Integrating configuration, doping and heterojunction into the g-C3N4-based photocatalyst for water splitting

Construction of a highly efficient g-C3N4-based photocatalyst for hydrogen generation is promising but still challenging. In this work, the 1T-phase MoS2 nanosheets are prepared by using supercritical carbon dioxide, which are utilized to build 2D-2D g-C3N4/MoS2 heterojunction for solar H2 generation. In addition, MoS2 is also severed as the precursor of heteroatom to dope into 2D g-C3N4 nanosheets for forming monatomic Mo-doped g-C3N4-based photocatalyst. The obtained single atomic Mo-doped 2D/2D g-C3N4/MoS2 heterojunction exhibits a boosted H2 production of 2222.6 μmol g−1 h−1 with the apparent quantum yield of 9.08%, far exceeding the primitive one.
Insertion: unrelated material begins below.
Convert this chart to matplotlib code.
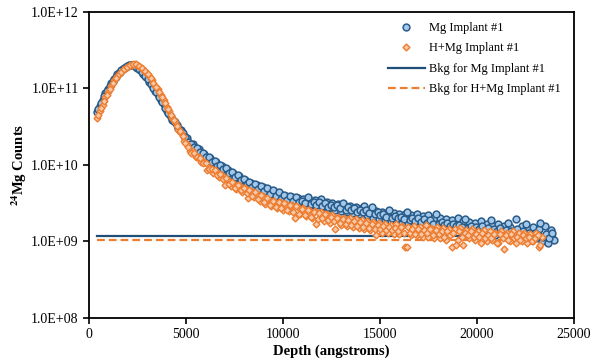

Theoretical calculations and experimental results demonstrate that Mo-PCN/PMS composite possess a Mo-N3 configuration, and the synergy of three promoted strategies, including stripping, doping, and heterojunction plays vital roles in boosting the catalytic activity. This study implies that the integrated g-C3N4-based composite has great potential application in the field of photocatalytic hydrogen evolution.